Stars: Michael C Hall, Sam Shepard, Vinessa Shaw, Nick Damici, Wyatt Russell, Don Johnson, Brogan Hall, Lanny Flaherty

Director: Jim Mickle

This dark thriller whose key ingredient – two leads best known for their work on television - harks back to the halcyon days of the second feature, chose a perfect week to be well reviewed since, in Britain, it was up against Jon Favreau’s self-congratulatory selfie em>Chef, Walking on Sunshine, a musical that makes Mamma Mia resemble Ingmar Bergman at his most caustic and Arthur and Mike, Colin Firth’s embarrassing and unfortunate latest choice of a starring vehicle.

Result? Cold in July which, on analysis, is essentially an excellent ‘B’ film with ‘A’ movie pretentions, and has been hailed in many critical quarters as rather more impressive than it actually is.

Using the novel by Joe R Lansdale as a template, co-writer (with Nick Damici) and director (an aspirant auteur?) Jim Mickle creates a convincing pre-cellphone picture of East Texas in 1989 where small-town resident Michael C Hall becomes a local hero ("He's a wanted a convicted felon. You're an upstanding citizen without a record. Sometimes the good guy wins.") when he shoots the man who breaks into his home.

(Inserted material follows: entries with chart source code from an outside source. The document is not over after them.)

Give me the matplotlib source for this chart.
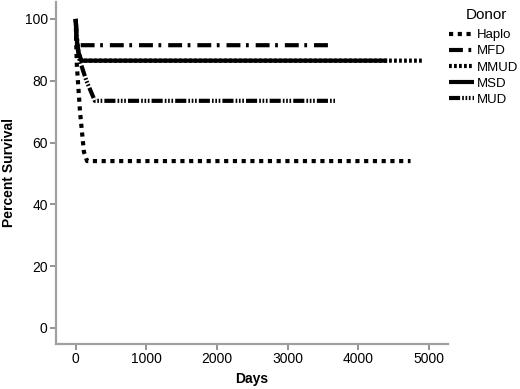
import matplotlib
matplotlib.use("Agg")
import matplotlib.pyplot as plt

plt.rcParams['font.family'] = ['Liberation Sans', 'DejaVu Sans']
plt.rcParams['lines.scale_dashes'] = False

# survival curves (days, percent surviving)
haplo_days = [0, 5, 15, 60, 115, 160, 4740]
haplo_surv = [100, 93, 85, 70, 57, 54, 54]

mfd_days = [0, 10, 30, 3570]
mfd_surv = [100, 95, 91.5, 91.5]

mmud_days = [0, 10, 40, 80, 4920]
mmud_surv = [100, 94, 89, 86.5, 86.5]

msd_days = [0, 10, 40, 80, 4410]
msd_surv = [100, 94, 89, 86.5, 86.5]

mud_days = [0, 10, 50, 150, 270, 3670]
mud_surv = [100, 93, 87, 80, 73.5, 73.5]

xticks = [0, 1000, 2000, 3000, 4000, 5000]
yticks = [0, 20, 40, 60, 80, 100]

fig = plt.figure(figsize=(5.2, 3.89), dpi=100)
ax = fig.add_axes([0.1077, 0.1157, 0.7538, 0.8793])

lw = 3.0
ax.plot(haplo_days, haplo_surv, color='black', lw=lw, dashes=(3, 3.3), label='Haplo')
ax.plot(mfd_days, mfd_surv, color='black', lw=lw, dashes=(10, 4, 2, 5), label='MFD')
ax.plot(mmud_days, mmud_surv, color='black', lw=lw, dashes=(2, 1.6), label='MMUD')
ax.plot(msd_days, msd_surv, color='black', lw=lw, solid_capstyle='butt', label='MSD')
ax.plot(mud_days, mud_surv, color='black', lw=lw,
        dashes=(8, 1.5, 1.2, 1.2, 1.2, 1.2, 1.2, 1.5), label='MUD')

ax.set_xlim(-280, 5270)
ax.set_ylim(-5.2, 105.5)
ax.set_xticks(xticks)
ax.set_yticks(yticks)

for side in ['top', 'right']:
    ax.spines[side].set_visible(False)
for side in ['left', 'bottom']:
    ax.spines[side].set_color('#a0a0a0')
    ax.spines[side].set_linewidth(1.6)
ax.tick_params(direction='out', length=4, width=1.2, color='#808080', labelsize=10,
               labelcolor='black', pad=2)

ax.set_xlabel('Days', fontsize=10, fontweight='bold', labelpad=4)
ax.set_ylabel('Percent Survival', fontsize=10, fontweight='bold', labelpad=6)

fig.text(0.935, 0.962, 'Donor', fontsize=11, ha='center', va='center')
leg = fig.legend(loc='upper left', bbox_to_anchor=(0.864, 0.925),
                 frameon=False, fontsize=9.5, handlelength=1.9,
                 handletextpad=0.2, labelspacing=0.29, borderaxespad=0, borderpad=0)
for line in leg.get_lines():
    line.set_linewidth(3.0)

fig.savefig('out.png', dpi=100)
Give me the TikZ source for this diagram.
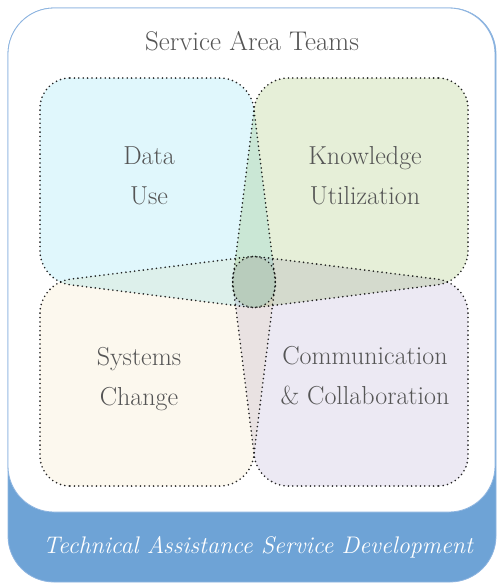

Unfortunately, the dead man’s ex-convict father, played by grizzled Sam Shepard, turns up seeking revenge and the plot thickens like a coagulating pool of blood (there’s plenty on show in the movie) as the story adds corruption, a mutilated corpse and the ‘Dixie Mafia’ on the way to the grueling and violent climax…

Shepard is genuinely chilling and Hall, switching from killer in Dexter to victim here, creates a credible everyman forced into violent action with the convincing lack of charisma the role essentially demands. But it’s his fellow small screen icon Don Johnson who makes the most memorable impression when he turns up sporting red shoes and a car to match and stealing his every scene with a wittily overdone portrait of a pig farmer cum private eye. He is patently enjoying himself and, happily, his self-pleasure is contagious.

Mickle (whose homage to the genre is neatly underlined by a shot of a drive-in cinema) largely ignores logic in favour of mounting suspense and violence.

It’s a good film and entertaining on its own terms, but not so good that it would merit a place among film noir classics.

Alan Frank

USA/France 2014. UK Distributor: Icon. Colour.
110 minutes. Widescreen. UK certificate: 15.

Guidance ratings (out of 3): Sex/nudity 1, Violence/Horror 2, Drugs 1, Swearing 2.